Let’s be very, very clear: The IAB is utterly committed to protecting citizens’ privacy. Peoples’ names, addresses, Social Security numbers, financial and health records, and anything that can be associated with their identity ought to be under lock and seal, if that’s what they desire. All the major interactive media companies are equally unswerving in their commitment; they know (and have expressed repeatedly) that violating consumer privacy expectations is virtually an invitation to users to flee their sites for friendlier environments.
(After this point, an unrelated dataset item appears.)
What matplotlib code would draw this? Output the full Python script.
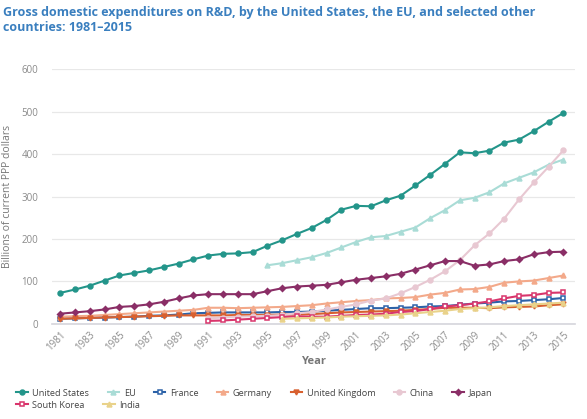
import numpy as np
import matplotlib
matplotlib.use("Agg")
import matplotlib.pyplot as plt
from matplotlib.lines import Line2D

plt.rcParams['font.family'] = ['Open Sans', 'DejaVu Sans']

years = list(range(1981, 2016))

us = [73, 81, 90, 102, 114, 120, 126, 134, 142, 152, 161, 165, 166, 169, 184,
      197, 212, 226, 245, 269, 278, 277, 291, 302, 326, 351, 377, 404, 402, 408,
      427, 434, 454, 476, 497]
eu_years = list(range(1995, 2016))
eu = [138, 143, 150, 157, 167, 180, 193, 204, 207, 217, 227, 249, 268, 291, 297,
      310, 331, 344, 357, 375, 387]
france = [12, 13, 14, 15, 16, 17, 19, 20, 22, 25, 26, 27, 27, 27, 27, 28, 28, 29,
          31, 33, 35, 37, 37, 38, 39, 41, 42, 45, 48, 50, 53, 54, 56, 58, 61]
germany = [17, 18, 19, 21, 23, 25, 27, 29, 31, 33, 38, 38, 37, 38, 39, 40, 42, 44,
           48, 51, 54, 56, 60, 61, 63, 69, 73, 81, 82, 87, 97, 100, 102, 108, 114]
uk = [12, 13, 14, 15, 16, 17, 18, 19, 20, 20, 20, 20, 21, 21, 21, 22, 22, 23, 25,
      27, 28, 29, 30, 31, 33, 35, 38, 38, 38, 37, 39, 40, 41, 44, 46]
china_years = list(range(1991, 2016))
china = [13, 15, 17, 18, 19, 21, 25, 28, 34, 40, 46, 55, 60, 72, 87, 104, 124, 150,
         185, 213, 248, 293, 333, 370, 409]
japan = [24, 27, 30, 34, 40, 42, 46, 52, 60, 67, 70, 70, 70, 70, 77, 84, 88, 90,
         92, 98, 104, 108, 112, 118, 128, 138, 148, 148, 137, 140, 148, 152, 164,
         169, 170]
korea_years = list(range(1991, 2016))
korea = [7, 8, 10, 12, 14, 16, 18, 17, 17, 19, 21, 22, 24, 28, 30, 35, 41, 44, 48,
         53, 60, 66, 68, 73, 74]
india_years = list(range(1996, 2016))
india = [12, 13, 14, 15, 17, 18, 19, 20, 22, 25, 28, 31, 35, 37, 39, 42, 44, 46, 48, 50]

series = [
    ("United States", years, us, "#23958a", "o", True),
    ("EU", eu_years, eu, "#a9dcd6", "^", True),
    ("France", years, france, "#2c62a8", "s", False),
    ("Germany", years, germany, "#f3a98a", "^", True),
    ("United Kingdom", years, uk, "#d8602f", "v", True),
    ("China", china_years, china, "#e8c8d2", "o", True),
    ("Japan", years, japan, "#8a2e66", "D", True),
    ("South Korea", korea_years, korea, "#d9356c", "s", False),
    ("India", india_years, india, "#e9d28a", "^", True),
]

fig = plt.figure(figsize=(5.87, 4.19), dpi=100)
ax = fig.add_axes([0.089, 0.227, 0.891, 0.608])

handles = []
for name, xs, ys, col, mk, filled in series:
    ms = 3.5 if mk != "D" else 3
    ax.plot(xs, ys, color=col, lw=1.5, marker=mk, markersize=ms,
            markerfacecolor=col if filled else "white", markeredgecolor=col,
            markeredgewidth=1.1, clip_on=False, zorder=3)
    handles.append(Line2D([0], [0], color=col, lw=1.5, marker=mk, markersize=ms,
                          markerfacecolor=col if filled else "white",
                          markeredgecolor=col, markeredgewidth=1.1))

ax.set_xlim(1980.46, 2015.8)
ax.set_ylim(0, 600)
ax.set_yticks(range(0, 601, 100))
ax.set_xticks(range(1981, 2016, 2))
ax.set_xticklabels([str(y) for y in range(1981, 2016, 2)], rotation=45, ha="right",
                   rotation_mode="anchor")
ax.tick_params(axis="both", length=0, labelsize=7, colors="#8a8a8a", pad=4)
ax.tick_params(axis="y", pad=10)
ax.grid(axis="y", color="#e8e8e8", lw=0.9)
ax.set_axisbelow(True)
for s in ["top", "right", "left"]:
    ax.spines[s].set_visible(False)
ax.spines["bottom"].set_color("#d5d5dc")
ax.spines["bottom"].set_linewidth(1.2)

ax.set_ylabel("Billions of current PPP dollars", fontsize=7.5, color="#777777", labelpad=6)
ax.set_xlabel("Year", fontsize=8, color="#777777", fontweight="bold", labelpad=2)

fig.text(0.005, 0.985, "Gross domestic expenditures on R&D, by the United States, the EU, and selected other\ncountries: 1981\u20132015",
         fontsize=9, fontweight="bold", color="#3a7fbf", va="top", ha="left", linespacing=1.2)

# two legend rows, entries flow left to right
names = [s[0] for s in series]
leg_kw = dict(frameon=False, fontsize=6.6, handlelength=1.25, handletextpad=0.5,
              columnspacing=2.0, labelcolor="#444444", borderpad=0, borderaxespad=0)
fig.legend(handles[:7], names[:7], loc="center left",
           bbox_to_anchor=(0.028, 0.062), ncol=7, **leg_kw)
fig.legend(handles[7:], names[7:], loc="center left",
           bbox_to_anchor=(0.028, 0.033), ncol=2, **leg_kw)

fig.savefig("out.png", dpi=100)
We favor (and are working with other major marketing, media, and consumer associations toward) meaningful self-regulation of consumer privacy online.

But let’s be equally clear that these anti-consumerist efforts are not about protecting peoples’ identities. They are about shutting down consumer marketing – and limiting consumer choice in communications and consumption. Jeff Chester, the frequently quoted proprietor of the Center for Digital Democracy and one of the FTC’s favorite anti-Internet witnesses, has increasingly come clean on his real motivation. He opposes practices “to get individual consumers to behave or act in ways that favor or reflect the marketer’s goals,” he wrote in his blog on April 11. He went at it again this week, writing to Business Week that the Internet is “a commercial surveillance system that rivals the NSA… all so we can be encouraged to behave favorably to some marketing message.”